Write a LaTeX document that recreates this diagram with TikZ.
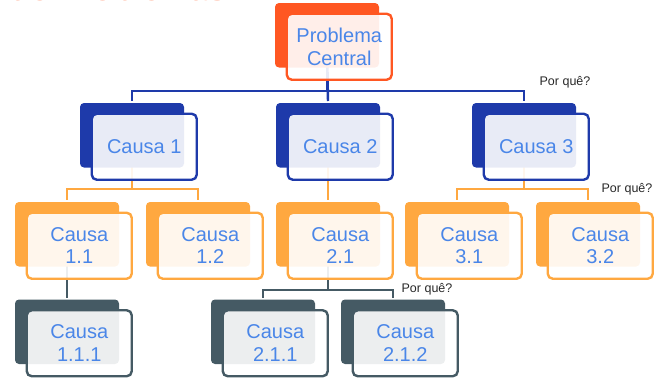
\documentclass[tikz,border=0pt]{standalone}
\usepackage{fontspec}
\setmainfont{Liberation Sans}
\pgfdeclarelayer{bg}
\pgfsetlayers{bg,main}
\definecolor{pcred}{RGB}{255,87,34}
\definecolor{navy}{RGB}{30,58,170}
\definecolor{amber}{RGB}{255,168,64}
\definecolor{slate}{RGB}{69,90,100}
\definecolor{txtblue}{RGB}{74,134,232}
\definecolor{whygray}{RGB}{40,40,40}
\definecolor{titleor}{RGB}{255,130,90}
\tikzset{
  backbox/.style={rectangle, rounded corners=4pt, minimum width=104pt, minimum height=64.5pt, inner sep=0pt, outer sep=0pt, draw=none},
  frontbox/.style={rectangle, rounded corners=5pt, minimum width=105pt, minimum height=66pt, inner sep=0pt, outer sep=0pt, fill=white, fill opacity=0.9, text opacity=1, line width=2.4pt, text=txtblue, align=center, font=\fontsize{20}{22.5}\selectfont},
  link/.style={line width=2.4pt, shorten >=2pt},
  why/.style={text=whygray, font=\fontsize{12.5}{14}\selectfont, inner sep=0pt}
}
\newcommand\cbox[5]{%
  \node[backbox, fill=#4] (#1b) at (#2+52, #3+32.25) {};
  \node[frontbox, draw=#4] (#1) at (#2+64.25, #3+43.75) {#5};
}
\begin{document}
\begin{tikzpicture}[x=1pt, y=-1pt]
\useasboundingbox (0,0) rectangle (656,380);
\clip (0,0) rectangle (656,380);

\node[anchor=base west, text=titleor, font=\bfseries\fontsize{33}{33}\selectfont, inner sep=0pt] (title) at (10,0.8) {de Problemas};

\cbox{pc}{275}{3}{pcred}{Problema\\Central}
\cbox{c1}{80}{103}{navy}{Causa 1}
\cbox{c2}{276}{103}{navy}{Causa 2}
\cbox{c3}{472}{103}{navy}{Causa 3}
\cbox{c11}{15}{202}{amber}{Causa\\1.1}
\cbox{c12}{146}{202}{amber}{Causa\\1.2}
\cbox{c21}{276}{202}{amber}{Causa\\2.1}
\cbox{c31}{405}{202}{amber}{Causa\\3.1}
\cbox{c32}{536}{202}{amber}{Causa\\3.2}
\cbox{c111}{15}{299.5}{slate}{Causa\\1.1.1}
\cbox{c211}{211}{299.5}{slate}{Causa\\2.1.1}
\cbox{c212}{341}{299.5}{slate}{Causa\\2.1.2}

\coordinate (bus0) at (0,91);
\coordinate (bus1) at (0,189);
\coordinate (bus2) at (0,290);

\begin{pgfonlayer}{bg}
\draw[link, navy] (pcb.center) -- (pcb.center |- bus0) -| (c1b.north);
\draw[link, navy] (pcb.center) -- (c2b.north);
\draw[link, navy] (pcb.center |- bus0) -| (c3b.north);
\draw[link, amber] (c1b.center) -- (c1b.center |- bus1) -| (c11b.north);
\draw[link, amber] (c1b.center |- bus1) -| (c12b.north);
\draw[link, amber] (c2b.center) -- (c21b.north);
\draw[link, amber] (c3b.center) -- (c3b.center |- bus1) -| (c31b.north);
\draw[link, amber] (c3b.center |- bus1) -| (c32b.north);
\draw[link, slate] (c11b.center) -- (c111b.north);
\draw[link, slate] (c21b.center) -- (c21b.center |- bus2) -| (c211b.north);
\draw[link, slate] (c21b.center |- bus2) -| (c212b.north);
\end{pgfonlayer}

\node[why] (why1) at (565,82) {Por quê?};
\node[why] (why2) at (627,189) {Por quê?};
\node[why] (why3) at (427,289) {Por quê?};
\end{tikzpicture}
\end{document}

§

*EXERCISE GOAL*:
Write out again, exactly, the lines from the start of the listing up to the line containing "inner sep=0pt] (title)", with both ends and without pictures.

*CORRECT RESPONSE*:
Write a LaTeX document that recreates this diagram with TikZ.
\documentclass[tikz,border=0pt]{standalone}
\usepackage{fontspec}
\setmainfont{Liberation Sans}
\pgfdeclarelayer{bg}
\pgfsetlayers{bg,main}
\definecolor{pcred}{RGB}{255,87,34}
\definecolor{navy}{RGB}{30,58,170}
\definecolor{amber}{RGB}{255,168,64}
\definecolor{slate}{RGB}{69,90,100}
\definecolor{txtblue}{RGB}{74,134,232}
\definecolor{whygray}{RGB}{40,40,40}
\definecolor{titleor}{RGB}{255,130,90}
\tikzset{
  backbox/.style={rectangle, rounded corners=4pt, minimum width=104pt, minimum height=64.5pt, inner sep=0pt, outer sep=0pt, draw=none},
  frontbox/.style={rectangle, rounded corners=5pt, minimum width=105pt, minimum height=66pt, inner sep=0pt, outer sep=0pt, fill=white, fill opacity=0.9, text opacity=1, line width=2.4pt, text=txtblue, align=center, font=\fontsize{20}{22.5}\selectfont},
  link/.style={line width=2.4pt, shorten >=2pt},
  why/.style={text=whygray, font=\fontsize{12.5}{14}\selectfont, inner sep=0pt}
}
\newcommand\cbox[5]{%
  \node[backbox, fill=#4] (#1b) at (#2+52, #3+32.25) {};
  \node[frontbox, draw=#4] (#1) at (#2+64.25, #3+43.75) {#5};
}
\begin{document}
\begin{tikzpicture}[x=1pt, y=-1pt]
\useasboundingbox (0,0) rectangle (656,380);
\clip (0,0) rectangle (656,380);

\node[anchor=base west, text=titleor, font=\bfseries\fontsize{33}{33}\selectfont, inner sep=0pt] (title) at (10,0.8) {de Problemas};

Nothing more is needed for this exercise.